◆ **MATERIAL PROVIDED**:
--- begin ---

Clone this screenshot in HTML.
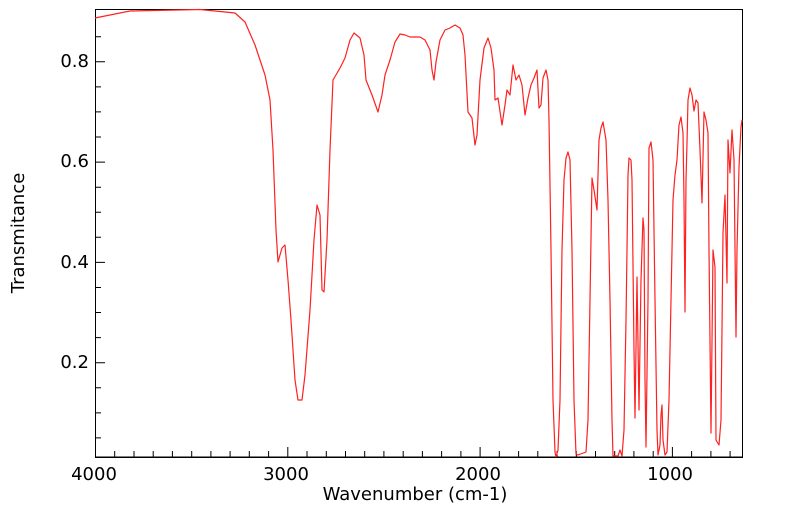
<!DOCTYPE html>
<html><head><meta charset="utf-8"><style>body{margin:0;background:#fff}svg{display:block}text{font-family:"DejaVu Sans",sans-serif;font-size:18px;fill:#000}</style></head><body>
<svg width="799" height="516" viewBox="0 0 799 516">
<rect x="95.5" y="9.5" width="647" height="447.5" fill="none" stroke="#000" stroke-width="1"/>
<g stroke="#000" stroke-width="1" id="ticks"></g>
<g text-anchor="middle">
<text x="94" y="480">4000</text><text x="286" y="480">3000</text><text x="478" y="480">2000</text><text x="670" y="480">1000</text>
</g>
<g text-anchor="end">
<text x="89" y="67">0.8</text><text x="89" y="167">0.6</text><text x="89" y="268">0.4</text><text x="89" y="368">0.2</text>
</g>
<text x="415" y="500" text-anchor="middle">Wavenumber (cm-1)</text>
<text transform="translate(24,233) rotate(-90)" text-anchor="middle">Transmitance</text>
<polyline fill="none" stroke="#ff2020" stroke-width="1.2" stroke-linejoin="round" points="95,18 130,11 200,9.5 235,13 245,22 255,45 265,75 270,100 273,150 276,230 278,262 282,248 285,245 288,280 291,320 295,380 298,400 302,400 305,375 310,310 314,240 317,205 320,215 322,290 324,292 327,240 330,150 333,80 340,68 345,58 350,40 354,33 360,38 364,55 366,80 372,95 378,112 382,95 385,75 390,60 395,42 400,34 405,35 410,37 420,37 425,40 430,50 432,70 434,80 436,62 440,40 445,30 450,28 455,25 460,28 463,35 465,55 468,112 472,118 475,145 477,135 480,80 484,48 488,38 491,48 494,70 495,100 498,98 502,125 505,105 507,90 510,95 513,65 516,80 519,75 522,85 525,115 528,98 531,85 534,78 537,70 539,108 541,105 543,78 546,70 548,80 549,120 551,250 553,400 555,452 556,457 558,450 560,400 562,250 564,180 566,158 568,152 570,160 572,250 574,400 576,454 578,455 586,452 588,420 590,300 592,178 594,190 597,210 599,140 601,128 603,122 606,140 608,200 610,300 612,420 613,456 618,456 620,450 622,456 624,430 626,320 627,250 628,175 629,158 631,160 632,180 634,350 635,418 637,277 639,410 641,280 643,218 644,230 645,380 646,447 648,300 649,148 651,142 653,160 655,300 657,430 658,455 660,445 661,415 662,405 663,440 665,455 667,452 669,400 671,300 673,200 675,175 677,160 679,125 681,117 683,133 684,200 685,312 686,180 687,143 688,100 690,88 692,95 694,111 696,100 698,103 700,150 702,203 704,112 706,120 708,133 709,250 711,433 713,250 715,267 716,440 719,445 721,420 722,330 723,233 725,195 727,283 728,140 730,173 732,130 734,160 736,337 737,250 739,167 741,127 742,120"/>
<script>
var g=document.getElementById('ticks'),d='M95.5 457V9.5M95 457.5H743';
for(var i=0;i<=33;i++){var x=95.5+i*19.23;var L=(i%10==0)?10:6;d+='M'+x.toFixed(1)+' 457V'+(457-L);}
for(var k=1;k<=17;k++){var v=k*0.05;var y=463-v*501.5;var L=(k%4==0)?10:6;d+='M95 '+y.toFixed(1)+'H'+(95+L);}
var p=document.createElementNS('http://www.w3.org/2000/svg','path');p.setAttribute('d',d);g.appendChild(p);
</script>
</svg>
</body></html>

--- end ---

◆ **STATED PROBLEM**: The listing above must be printed again exactly, minus its pictures.

◆ **PROBLEM SOLUTION**:
Clone this screenshot in HTML.
<!DOCTYPE html>
<html><head><meta charset="utf-8"><style>body{margin:0;background:#fff}svg{display:block}text{font-family:"DejaVu Sans",sans-serif;font-size:18px;fill:#000}</style></head><body>
<svg width="799" height="516" viewBox="0 0 799 516">
<rect x="95.5" y="9.5" width="647" height="447.5" fill="none" stroke="#000" stroke-width="1"/>
<g stroke="#000" stroke-width="1" id="ticks"></g>
<g text-anchor="middle">
<text x="94" y="480">4000</text><text x="286" y="480">3000</text><text x="478" y="480">2000</text><text x="670" y="480">1000</text>
</g>
<g text-anchor="end">
<text x="89" y="67">0.8</text><text x="89" y="167">0.6</text><text x="89" y="268">0.4</text><text x="89" y="368">0.2</text>
</g>
<text x="415" y="500" text-anchor="middle">Wavenumber (cm-1)</text>
<text transform="translate(24,233) rotate(-90)" text-anchor="middle">Transmitance</text>
<polyline fill="none" stroke="#ff2020" stroke-width="1.2" stroke-linejoin="round" points="95,18 130,11 200,9.5 235,13 245,22 255,45 265,75 270,100 273,150 276,230 278,262 282,248 285,245 288,280 291,320 295,380 298,400 302,400 305,375 310,310 314,240 317,205 320,215 322,290 324,292 327,240 330,150 333,80 340,68 345,58 350,40 354,33 360,38 364,55 366,80 372,95 378,112 382,95 385,75 390,60 395,42 400,34 405,35 410,37 420,37 425,40 430,50 432,70 434,80 436,62 440,40 445,30 450,28 455,25 460,28 463,35 465,55 468,112 472,118 475,145 477,135 480,80 484,48 488,38 491,48 494,70 495,100 498,98 502,125 505,105 507,90 510,95 513,65 516,80 519,75 522,85 525,115 528,98 531,85 534,78 537,70 539,108 541,105 543,78 546,70 548,80 549,120 551,250 553,400 555,452 556,457 558,450 560,400 562,250 564,180 566,158 568,152 570,160 572,250 574,400 576,454 578,455 586,452 588,420 590,300 592,178 594,190 597,210 599,140 601,128 603,122 606,140 608,200 610,300 612,420 613,456 618,456 620,450 622,456 624,430 626,320 627,250 628,175 629,158 631,160 632,180 634,350 635,418 637,277 639,410 641,280 643,218 644,230 645,380 646,447 648,300 649,148 651,142 653,160 655,300 657,430 658,455 660,445 661,415 662,405 663,440 665,455 667,452 669,400 671,300 673,200 675,175 677,160 679,125 681,117 683,133 684,200 685,312 686,180 687,143 688,100 690,88 692,95 694,111 696,100 698,103 700,150 702,203 704,112 706,120 708,133 709,250 711,433 713,250 715,267 716,440 719,445 721,420 722,330 723,233 725,195 727,283 728,140 730,173 732,130 734,160 736,337 737,250 739,167 741,127 742,120"/>
<script>
var g=document.getElementById('ticks'),d='M95.5 457V9.5M95 457.5H743';
for(var i=0;i<=33;i++){var x=95.5+i*19.23;var L=(i%10==0)?10:6;d+='M'+x.toFixed(1)+' 457V'+(457-L);}
for(var k=1;k<=17;k++){var v=k*0.05;var y=463-v*501.5;var L=(k%4==0)?10:6;d+='M95 '+y.toFixed(1)+'H'+(95+L);}
var p=document.createElementNS('http://www.w3.org/2000/svg','path');p.setAttribute('d',d);g.appendChild(p);
</script>
</svg>
</body></html>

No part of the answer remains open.